Trenchard Museum
- Established: 26 June 1999
- Location: RAF Halton, Halton, Buckinghamshire, England
- Type: Military Museum
- Website: Official website

= Trenchard Museum =

The Trenchard Museum is based at RAF Halton, Halton, Buckinghamshire, England. The overall aim of the museum is to preserve and display items that relate to the early history of the Royal Air Force, particularly the training of apprentices that took place at RAF Halton. It is named after Lord Trenchard, who is known as the father of the Royal Air Force, founded the aircraft apprentice scheme, and had a strong association with RAF Halton. The museum was opened in 1999.

The Trenchard Museum also incorporates the James McCudden Flight Heritage Centre and the Trenchard Archive. They are situated close together on the station.

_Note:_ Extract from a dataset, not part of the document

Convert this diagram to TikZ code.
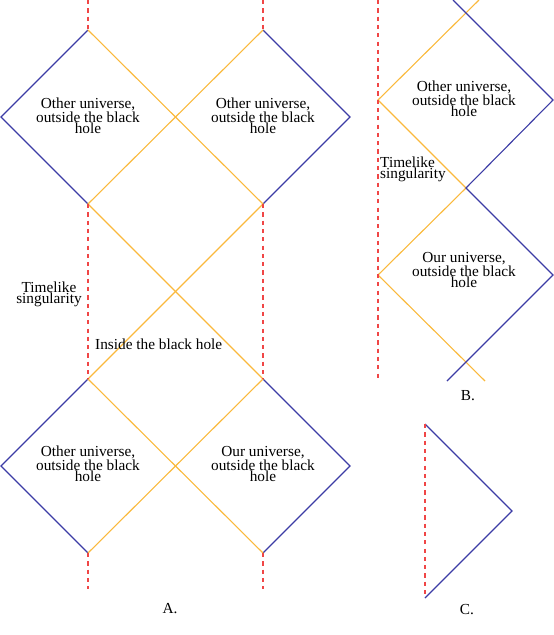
\documentclass[tikz,border=0pt]{standalone}
\usepackage{fontspec}
\setmainfont{Liberation Serif}
\usetikzlibrary{positioning}
\definecolor{hzorange}{RGB}{250,185,60}
\definecolor{scriblue}{RGB}{60,60,165}
\definecolor{singred}{RGB}{240,70,70}

\begin{document}
\begin{tikzpicture}[x=1pt,y=-1pt,
  horizon/.style={draw=hzorange, line width=1.1pt},
  scri/.style={draw=scriblue, line width=1.1pt},
  sing/.style={draw=singred, line width=2.2pt, dash pattern=on 4.2pt off 4.1pt},
  region/.style={font=\fontsize{15.3}{11}\selectfont, align=center, inner sep=0pt},
  tag/.style={font=\fontsize{15.3}{18}\selectfont, inner sep=0pt}
]
  \useasboundingbox (0,0) rectangle (554,635);

  % A: vertices
  \coordinate (tl) at (88,30);   \coordinate (tr) at (263,30);
  \coordinate (ml) at (88,204);  \coordinate (mr) at (263,204);
  \coordinate (nl) at (88,379);  \coordinate (nr) at (263,379);
  \coordinate (bl) at (88,553);  \coordinate (br) at (263,553);
  \coordinate (wl1) at (1,117);  \coordinate (er1) at (350,117);
  \coordinate (wl2) at (1,466);  \coordinate (er2) at (350,466);
  \coordinate (tl0) at (88,0);   \coordinate (tr0) at (263,0);
  \coordinate (bl0) at (88,589); \coordinate (br0) at (263,589);

  % A: infinities
  \draw[scri] (tl) -- (wl1) -- (ml);
  \draw[scri] (tr) -- (er1) -- (mr);
  \draw[scri] (nl) -- (wl2) -- (bl);
  \draw[scri] (nr) -- (er2) -- (br);

  % A: horizons
  \draw[horizon] (tl) -- (mr) -- (nl) -- (br);
  \draw[horizon] (tr) -- (ml) -- (nr) -- (bl);

  % A: singularities
  \draw[sing] (tl0) -- (tl);  \draw[sing] (tr0) -- (tr);
  \draw[sing] (ml) -- (nl);   \draw[sing] (mr) -- (nr);
  \draw[sing] (bl) -- (bl0);  \draw[sing] (br) -- (br0);

  % A: labels
  \node[region] (otherA1) at (88,116) {Other universe,\\outside the black\\hole};
  \node[region] (otherA2) at (263,116) {Other universe,\\outside the black\\hole};
  \node[region] (otherA3) at (88,464) {Other universe,\\outside the black\\hole};
  \node[region] (ourA) at (263,464) {Our universe,\\outside the black\\hole};
  \node[region] (timeA) at (49,294) {Timelike\\singularity};
  \node[tag, anchor=west] (insideA) at (95,344) {Inside the black hole};
  \node[tag] (capA) at (170,609) {A.};

  % B: vertices
  \coordinate (btop) at (466,13);
  \coordinate (bw1) at (378,100); \coordinate (be1) at (553,100);
  \coordinate (bmid) at (466,188);
  \coordinate (bw2) at (378,275); \coordinate (be2) at (553,275);
  \coordinate (bto) at (479,0);   \coordinate (btb) at (453,0);
  \coordinate (bbo) at (485,381); \coordinate (bbb) at (447,381);
  \coordinate (bs0) at (378,0);   \coordinate (bs1) at (378,380);

  \draw[horizon] (bto) -- (bw1) -- (bmid) -- (bw2) -- (bbo);
  \draw[scri] (btb) -- (be1) -- (bmid) -- (be2) -- (bbb);
  \draw[sing] (bs0) -- (bs1);

  \node[region] (otherB) at (464,99) {Other universe,\\outside the black\\hole};
  \node[region] (ourB) at (464,270) {Our universe,\\outside the black\\hole};
  \node[region, anchor=west, align=left] (timeB) at (380,169) {Timelike\\singularity};
  \node[tag] (capB) at (468,396) {B.};

  % C
  \coordinate (ctop) at (425,424);
  \coordinate (capex) at (512,511);
  \coordinate (cbot) at (425,598);
  \draw[scri] (ctop) -- (capex) -- (cbot);
  \draw[sing] (ctop) -- (cbot);
  \node[tag] (capC) at (467,610) {C.};
\end{tikzpicture}
\end{document}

==Collection and activities==
The collection celebrates the history of RAF Halton, the origins of which go back to 1913 when the Royal Flying Corps were given permission by the then owner Alfred de Rothschild to use his estate at Halton for practicing manoeuvres. There are important exhibits recounting the major contribution of Lord Trenchard to the founding and development of the RAF, some of which were originally housed in a small museum in his name at RAF Upavon. The museum also records the background to apprentice training at the Halton camp through examples of the tools, work and test pieces completed by apprentices, and the exploits of some of those who were trained there. The museum has two complete aircraft, many models of aircraft, a number of aero engines, weapons and other equipment on display. There are a large number of photographs, a mock up of barrack rooms, and the uniforms worn by those stationed at Halton Camp over the years. Aside from artefacts relating to engineering, there is also memorabilia relating to a wide range of other training, including catering, nursing and dentistry.

==Management and funding==
The Trenchard Museum was opened on 22 June 1999 by Hugh Trenchard, 3rd Viscount Trenchard, the grandson of Hugh Trenchard. The museum is managed by a curator, assisted by a small number of volunteers who have previous experience based at the Halton Camp or have an interest in the activities of RAF Halton. Funding of the museum is from small grants and through the supply of exhibits and other materials from the RAF. Many apprentice training artifacts have been loaned or donated by past apprentices, Financial support also comes via contributions from visitors and through educational activities.

The museum is open on Wednesdays and the second Saturday of the month plus additional times for groups by prior arrangement.